> [SHORT TASK]: Include in the output only the lines from the opening of the records through the line containing "plt.rcParams['font.family'] = ['Liberation", each printed exactly; pictures are omitted.

Stored records
※

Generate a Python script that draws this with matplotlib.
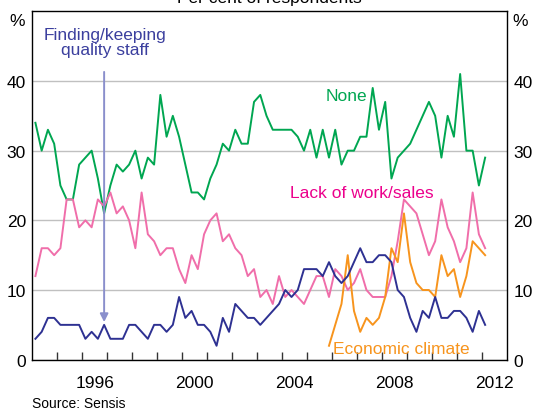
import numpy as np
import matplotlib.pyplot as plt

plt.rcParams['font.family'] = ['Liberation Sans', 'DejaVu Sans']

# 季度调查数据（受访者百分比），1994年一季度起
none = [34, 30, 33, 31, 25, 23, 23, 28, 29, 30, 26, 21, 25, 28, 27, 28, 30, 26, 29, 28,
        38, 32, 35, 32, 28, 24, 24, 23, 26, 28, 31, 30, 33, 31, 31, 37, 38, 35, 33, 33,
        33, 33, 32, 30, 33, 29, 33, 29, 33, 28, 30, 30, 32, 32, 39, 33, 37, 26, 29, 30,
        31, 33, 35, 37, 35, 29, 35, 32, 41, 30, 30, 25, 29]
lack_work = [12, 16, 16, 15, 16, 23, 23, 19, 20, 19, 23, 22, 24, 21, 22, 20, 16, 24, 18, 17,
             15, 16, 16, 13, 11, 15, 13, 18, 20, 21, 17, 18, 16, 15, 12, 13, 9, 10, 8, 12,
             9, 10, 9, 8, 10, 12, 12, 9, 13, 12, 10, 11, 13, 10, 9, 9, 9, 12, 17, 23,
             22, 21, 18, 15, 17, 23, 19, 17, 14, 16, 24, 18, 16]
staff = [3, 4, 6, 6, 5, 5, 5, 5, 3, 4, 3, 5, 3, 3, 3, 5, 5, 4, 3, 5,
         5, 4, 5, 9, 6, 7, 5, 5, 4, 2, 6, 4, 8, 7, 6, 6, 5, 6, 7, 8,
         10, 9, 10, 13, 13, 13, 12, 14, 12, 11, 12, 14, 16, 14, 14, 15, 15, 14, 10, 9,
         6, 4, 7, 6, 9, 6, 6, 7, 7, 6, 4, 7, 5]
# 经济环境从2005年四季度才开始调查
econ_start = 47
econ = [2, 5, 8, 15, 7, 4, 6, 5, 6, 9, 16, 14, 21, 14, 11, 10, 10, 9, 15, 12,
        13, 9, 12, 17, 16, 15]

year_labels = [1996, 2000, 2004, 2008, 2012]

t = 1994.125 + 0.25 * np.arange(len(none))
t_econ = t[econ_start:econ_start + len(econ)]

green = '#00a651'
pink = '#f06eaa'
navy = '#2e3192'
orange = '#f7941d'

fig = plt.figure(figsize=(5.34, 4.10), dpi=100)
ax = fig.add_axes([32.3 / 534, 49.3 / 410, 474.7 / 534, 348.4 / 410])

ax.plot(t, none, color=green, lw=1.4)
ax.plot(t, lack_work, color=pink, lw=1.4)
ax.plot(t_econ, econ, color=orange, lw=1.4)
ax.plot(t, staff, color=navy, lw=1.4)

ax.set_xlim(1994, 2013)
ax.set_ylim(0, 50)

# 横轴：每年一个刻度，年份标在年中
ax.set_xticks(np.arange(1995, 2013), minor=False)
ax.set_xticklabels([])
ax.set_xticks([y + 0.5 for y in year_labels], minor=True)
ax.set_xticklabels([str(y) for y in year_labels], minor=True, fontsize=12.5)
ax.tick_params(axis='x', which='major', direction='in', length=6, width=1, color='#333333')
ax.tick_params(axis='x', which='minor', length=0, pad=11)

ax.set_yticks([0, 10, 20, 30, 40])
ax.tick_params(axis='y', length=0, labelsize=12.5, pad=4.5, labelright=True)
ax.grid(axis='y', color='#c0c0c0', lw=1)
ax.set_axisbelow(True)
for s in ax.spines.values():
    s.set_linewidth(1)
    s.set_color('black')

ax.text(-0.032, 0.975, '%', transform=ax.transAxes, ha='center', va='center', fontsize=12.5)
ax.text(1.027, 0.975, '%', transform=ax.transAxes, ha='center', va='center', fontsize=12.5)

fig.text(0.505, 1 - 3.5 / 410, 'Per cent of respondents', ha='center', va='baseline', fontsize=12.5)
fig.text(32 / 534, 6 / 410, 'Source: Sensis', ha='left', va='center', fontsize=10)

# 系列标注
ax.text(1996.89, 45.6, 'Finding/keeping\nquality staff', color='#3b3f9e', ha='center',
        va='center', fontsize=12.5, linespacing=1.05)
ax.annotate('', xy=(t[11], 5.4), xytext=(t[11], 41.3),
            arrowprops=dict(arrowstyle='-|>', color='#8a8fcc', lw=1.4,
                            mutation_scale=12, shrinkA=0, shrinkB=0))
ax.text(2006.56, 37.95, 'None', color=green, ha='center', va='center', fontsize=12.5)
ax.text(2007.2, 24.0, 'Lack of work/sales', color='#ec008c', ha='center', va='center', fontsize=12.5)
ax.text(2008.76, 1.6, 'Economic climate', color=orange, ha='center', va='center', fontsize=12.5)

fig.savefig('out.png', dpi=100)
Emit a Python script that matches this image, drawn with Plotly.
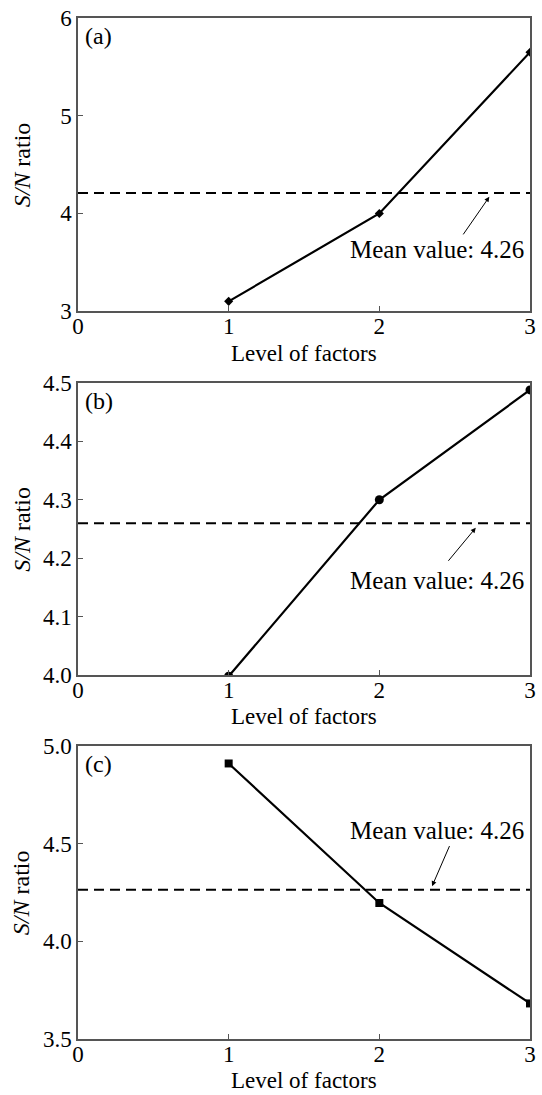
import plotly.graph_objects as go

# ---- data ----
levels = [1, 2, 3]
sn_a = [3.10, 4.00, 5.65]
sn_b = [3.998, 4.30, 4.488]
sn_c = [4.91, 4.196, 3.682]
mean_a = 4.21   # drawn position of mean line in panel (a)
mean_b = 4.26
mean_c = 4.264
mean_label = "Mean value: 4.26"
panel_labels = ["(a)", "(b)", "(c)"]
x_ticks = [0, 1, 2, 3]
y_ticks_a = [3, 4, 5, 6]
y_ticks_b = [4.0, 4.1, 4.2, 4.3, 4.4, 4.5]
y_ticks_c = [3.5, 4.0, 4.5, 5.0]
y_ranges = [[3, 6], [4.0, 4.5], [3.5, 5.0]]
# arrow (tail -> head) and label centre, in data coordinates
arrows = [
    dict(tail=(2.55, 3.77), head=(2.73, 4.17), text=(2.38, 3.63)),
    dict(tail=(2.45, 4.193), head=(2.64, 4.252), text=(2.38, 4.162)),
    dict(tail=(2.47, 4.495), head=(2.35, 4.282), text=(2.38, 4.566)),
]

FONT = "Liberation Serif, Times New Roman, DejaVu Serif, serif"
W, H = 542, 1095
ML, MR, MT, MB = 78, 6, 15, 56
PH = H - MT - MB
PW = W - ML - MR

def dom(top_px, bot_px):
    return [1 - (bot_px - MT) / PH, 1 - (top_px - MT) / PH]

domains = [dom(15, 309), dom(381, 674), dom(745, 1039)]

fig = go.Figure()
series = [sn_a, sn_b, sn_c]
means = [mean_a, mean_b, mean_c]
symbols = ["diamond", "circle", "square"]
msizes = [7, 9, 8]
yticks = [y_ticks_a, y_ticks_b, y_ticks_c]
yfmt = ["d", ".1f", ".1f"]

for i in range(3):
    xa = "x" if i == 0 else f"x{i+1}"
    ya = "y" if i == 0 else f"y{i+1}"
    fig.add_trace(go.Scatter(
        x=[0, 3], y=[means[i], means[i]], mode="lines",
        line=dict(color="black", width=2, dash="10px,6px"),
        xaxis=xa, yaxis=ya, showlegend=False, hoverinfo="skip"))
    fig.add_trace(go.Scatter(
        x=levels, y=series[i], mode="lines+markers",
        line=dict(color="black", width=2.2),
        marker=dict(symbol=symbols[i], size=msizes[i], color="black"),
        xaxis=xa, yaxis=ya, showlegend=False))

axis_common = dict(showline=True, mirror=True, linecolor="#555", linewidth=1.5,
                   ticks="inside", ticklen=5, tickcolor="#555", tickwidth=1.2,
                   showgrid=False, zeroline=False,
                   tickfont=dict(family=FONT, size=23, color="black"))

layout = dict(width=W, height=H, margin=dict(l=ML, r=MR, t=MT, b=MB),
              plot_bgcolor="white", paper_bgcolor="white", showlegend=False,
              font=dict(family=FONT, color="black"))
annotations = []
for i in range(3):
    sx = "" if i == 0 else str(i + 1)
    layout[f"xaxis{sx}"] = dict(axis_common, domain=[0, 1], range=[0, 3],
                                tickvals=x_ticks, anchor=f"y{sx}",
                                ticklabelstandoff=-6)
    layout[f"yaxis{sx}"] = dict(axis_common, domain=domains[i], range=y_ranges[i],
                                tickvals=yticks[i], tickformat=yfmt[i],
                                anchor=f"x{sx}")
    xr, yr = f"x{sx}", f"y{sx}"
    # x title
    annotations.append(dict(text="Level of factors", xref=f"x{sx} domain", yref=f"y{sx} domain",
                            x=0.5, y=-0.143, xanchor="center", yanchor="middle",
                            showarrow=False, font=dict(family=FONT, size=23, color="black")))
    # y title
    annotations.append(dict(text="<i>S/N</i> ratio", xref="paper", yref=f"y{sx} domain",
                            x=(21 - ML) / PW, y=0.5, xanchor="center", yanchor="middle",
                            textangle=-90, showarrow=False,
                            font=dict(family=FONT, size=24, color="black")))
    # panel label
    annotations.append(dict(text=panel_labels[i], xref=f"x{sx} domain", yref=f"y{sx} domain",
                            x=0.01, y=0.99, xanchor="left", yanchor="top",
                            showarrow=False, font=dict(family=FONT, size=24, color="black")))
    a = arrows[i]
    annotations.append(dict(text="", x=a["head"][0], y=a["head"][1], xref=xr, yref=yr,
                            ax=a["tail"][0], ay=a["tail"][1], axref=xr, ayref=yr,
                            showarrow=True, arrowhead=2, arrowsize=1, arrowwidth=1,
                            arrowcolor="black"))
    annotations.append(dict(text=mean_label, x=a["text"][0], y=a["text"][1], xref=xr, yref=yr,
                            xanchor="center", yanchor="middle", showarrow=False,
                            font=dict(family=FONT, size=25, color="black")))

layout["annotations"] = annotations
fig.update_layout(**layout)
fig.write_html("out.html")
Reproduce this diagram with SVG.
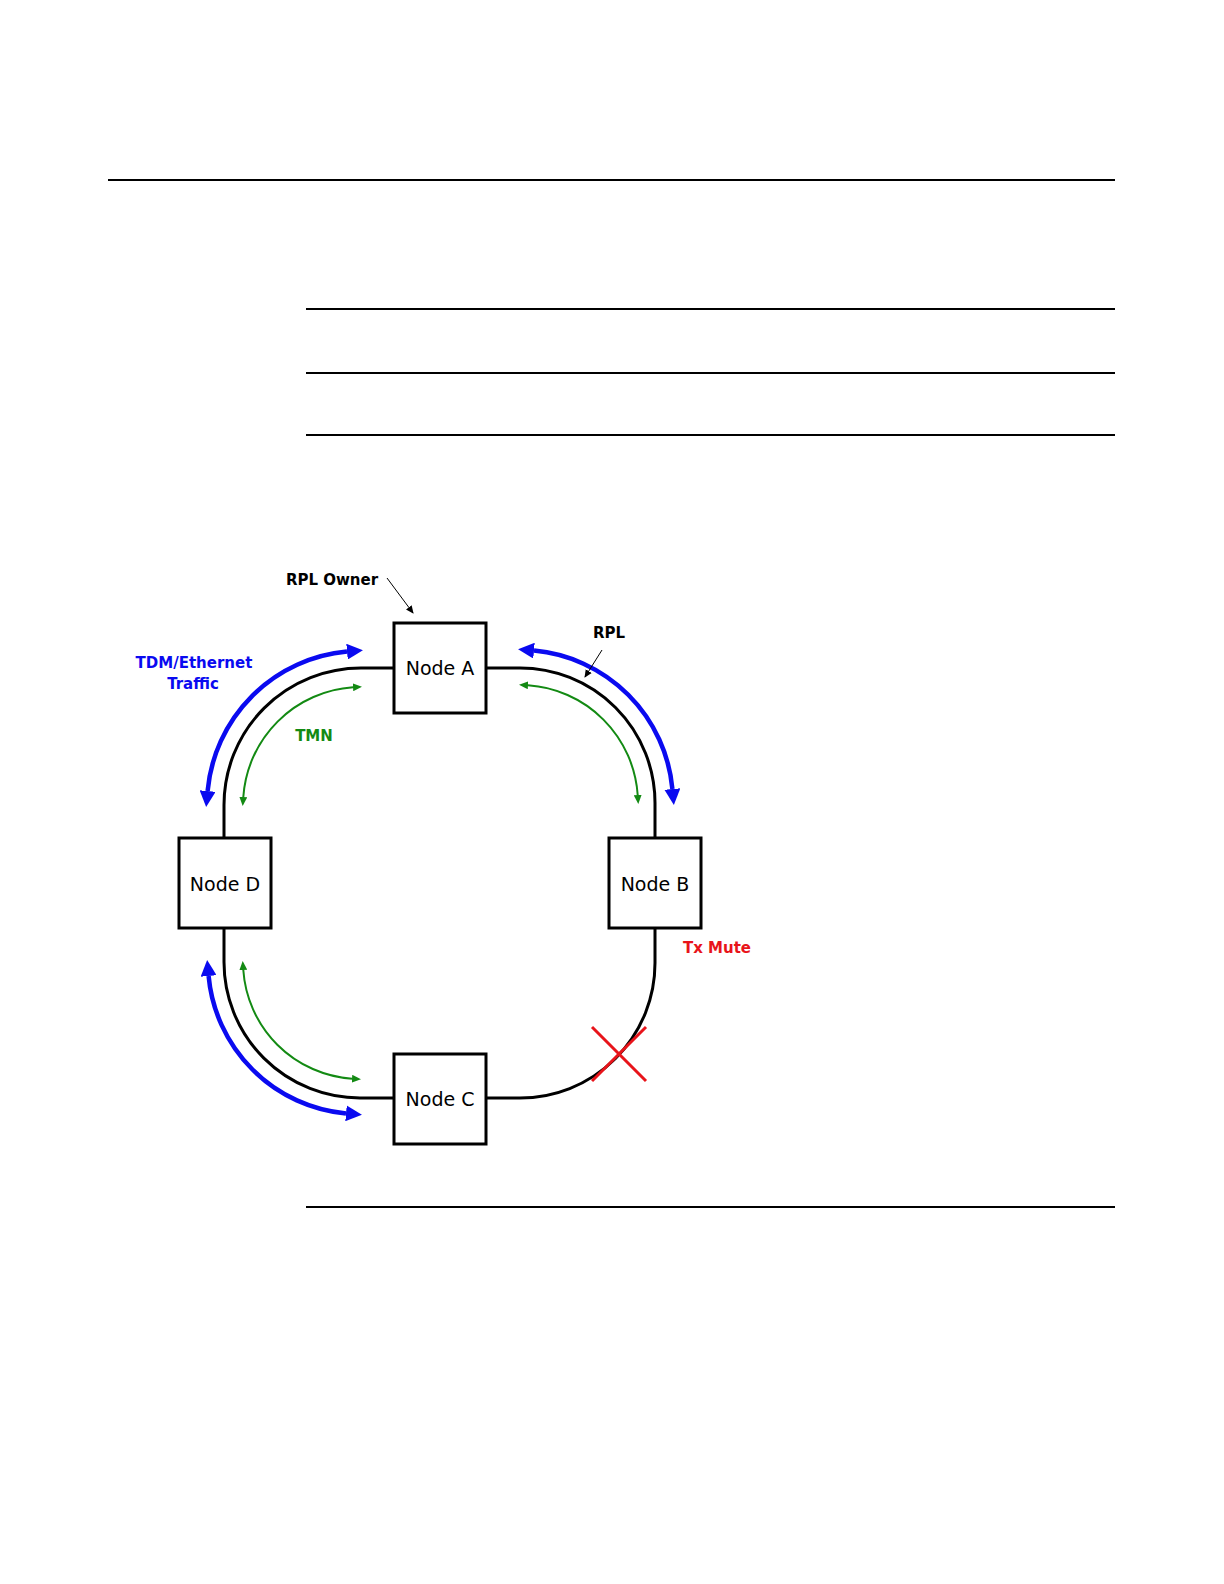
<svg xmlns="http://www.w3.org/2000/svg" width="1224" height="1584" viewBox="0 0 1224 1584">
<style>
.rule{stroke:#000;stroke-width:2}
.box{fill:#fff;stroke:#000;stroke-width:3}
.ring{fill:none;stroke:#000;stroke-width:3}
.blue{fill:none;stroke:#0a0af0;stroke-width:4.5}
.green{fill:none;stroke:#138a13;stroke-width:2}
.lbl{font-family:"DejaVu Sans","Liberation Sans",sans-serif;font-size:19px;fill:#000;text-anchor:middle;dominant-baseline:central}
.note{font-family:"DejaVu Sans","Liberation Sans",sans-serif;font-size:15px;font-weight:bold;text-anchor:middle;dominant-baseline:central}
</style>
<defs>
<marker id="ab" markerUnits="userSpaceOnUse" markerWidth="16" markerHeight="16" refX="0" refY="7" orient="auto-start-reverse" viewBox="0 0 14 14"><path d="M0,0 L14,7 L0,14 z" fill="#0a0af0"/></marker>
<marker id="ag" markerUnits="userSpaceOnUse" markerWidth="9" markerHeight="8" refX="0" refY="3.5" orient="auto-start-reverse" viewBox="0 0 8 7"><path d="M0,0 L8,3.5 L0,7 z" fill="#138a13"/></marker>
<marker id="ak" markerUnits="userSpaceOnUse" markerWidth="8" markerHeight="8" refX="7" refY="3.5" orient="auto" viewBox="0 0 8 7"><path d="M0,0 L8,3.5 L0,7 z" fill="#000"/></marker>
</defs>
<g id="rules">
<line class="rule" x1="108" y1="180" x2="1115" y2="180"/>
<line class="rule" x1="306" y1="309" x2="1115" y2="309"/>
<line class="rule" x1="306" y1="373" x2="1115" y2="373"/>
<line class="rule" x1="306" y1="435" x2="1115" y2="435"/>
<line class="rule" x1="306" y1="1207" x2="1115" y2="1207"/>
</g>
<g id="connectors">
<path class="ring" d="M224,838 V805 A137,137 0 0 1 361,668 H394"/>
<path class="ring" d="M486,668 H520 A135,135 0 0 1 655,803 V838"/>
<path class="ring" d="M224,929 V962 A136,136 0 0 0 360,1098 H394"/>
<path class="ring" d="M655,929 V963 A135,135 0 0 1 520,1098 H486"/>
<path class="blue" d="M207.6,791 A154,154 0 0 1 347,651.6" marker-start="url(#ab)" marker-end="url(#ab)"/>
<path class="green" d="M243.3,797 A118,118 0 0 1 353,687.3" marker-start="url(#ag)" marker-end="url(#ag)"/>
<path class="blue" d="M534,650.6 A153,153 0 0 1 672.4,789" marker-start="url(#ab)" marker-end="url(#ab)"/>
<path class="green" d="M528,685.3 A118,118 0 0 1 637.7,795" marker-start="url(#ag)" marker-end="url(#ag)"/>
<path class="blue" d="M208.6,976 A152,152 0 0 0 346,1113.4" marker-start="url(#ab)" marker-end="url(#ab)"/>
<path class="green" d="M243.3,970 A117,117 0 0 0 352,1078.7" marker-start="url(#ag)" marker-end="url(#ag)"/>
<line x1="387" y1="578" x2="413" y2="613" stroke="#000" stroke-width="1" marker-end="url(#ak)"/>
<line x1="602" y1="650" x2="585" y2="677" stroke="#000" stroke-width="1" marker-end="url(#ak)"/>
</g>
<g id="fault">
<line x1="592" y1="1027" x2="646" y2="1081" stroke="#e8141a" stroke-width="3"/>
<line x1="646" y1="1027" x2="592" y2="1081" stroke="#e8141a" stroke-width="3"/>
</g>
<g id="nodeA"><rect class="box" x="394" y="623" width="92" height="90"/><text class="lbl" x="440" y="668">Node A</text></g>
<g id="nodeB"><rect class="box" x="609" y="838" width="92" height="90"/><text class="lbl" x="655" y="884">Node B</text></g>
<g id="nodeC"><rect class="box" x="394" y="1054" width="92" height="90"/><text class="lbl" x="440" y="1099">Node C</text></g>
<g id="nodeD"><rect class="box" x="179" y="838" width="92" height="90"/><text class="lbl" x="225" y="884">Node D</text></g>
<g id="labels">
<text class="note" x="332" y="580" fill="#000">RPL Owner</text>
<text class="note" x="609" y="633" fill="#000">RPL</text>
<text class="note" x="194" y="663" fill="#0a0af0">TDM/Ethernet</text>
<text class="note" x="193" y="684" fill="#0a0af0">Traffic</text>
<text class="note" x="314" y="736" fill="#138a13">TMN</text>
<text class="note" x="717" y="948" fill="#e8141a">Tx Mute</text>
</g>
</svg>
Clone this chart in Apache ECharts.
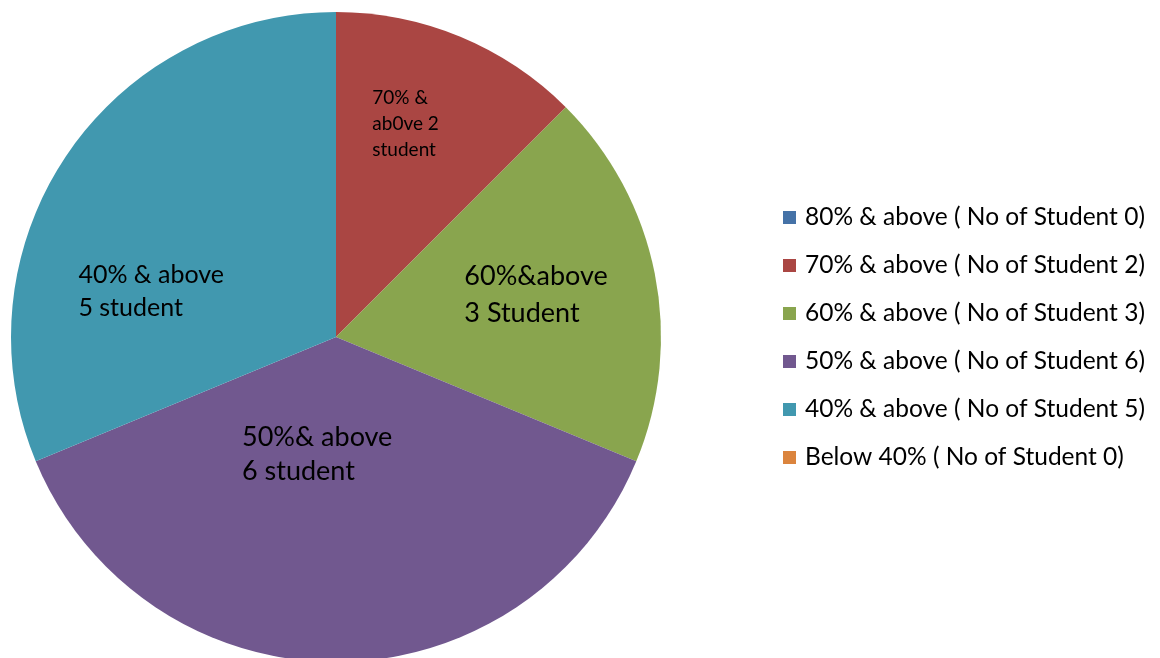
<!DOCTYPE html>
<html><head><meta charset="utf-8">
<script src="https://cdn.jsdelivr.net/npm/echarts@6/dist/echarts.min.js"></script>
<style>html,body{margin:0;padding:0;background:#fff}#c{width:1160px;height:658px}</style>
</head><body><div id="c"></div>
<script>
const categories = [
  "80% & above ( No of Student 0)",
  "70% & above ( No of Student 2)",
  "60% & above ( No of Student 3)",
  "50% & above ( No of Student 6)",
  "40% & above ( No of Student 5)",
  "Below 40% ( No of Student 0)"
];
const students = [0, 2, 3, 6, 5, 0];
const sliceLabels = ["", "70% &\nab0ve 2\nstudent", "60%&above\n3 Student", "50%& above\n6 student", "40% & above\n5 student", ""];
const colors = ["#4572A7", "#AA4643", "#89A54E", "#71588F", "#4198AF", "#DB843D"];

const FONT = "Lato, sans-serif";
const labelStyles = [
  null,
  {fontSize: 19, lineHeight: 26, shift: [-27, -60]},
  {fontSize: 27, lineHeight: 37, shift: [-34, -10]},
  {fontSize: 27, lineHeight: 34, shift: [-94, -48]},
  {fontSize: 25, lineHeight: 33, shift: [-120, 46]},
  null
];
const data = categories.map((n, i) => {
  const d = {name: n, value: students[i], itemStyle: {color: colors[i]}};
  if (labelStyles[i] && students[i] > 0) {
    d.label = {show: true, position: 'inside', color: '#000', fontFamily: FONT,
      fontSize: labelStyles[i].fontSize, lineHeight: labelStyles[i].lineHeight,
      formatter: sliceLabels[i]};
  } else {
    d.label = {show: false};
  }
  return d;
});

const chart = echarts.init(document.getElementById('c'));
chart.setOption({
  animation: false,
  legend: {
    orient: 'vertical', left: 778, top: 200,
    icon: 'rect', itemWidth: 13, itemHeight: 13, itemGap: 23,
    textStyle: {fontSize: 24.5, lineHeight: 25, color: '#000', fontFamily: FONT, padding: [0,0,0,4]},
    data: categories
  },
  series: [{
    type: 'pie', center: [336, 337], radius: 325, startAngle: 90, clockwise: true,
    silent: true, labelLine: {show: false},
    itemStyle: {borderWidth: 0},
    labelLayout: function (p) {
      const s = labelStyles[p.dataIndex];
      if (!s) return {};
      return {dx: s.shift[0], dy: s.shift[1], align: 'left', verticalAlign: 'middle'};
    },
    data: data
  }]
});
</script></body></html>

※

> [REPLY TO THE EXERCISE]:
Generate a Python script that draws this with matplotlib.
import numpy as np
import matplotlib.pyplot as plt

plt.rcParams['font.family'] = ['Liberation Sans', 'DejaVu Sans']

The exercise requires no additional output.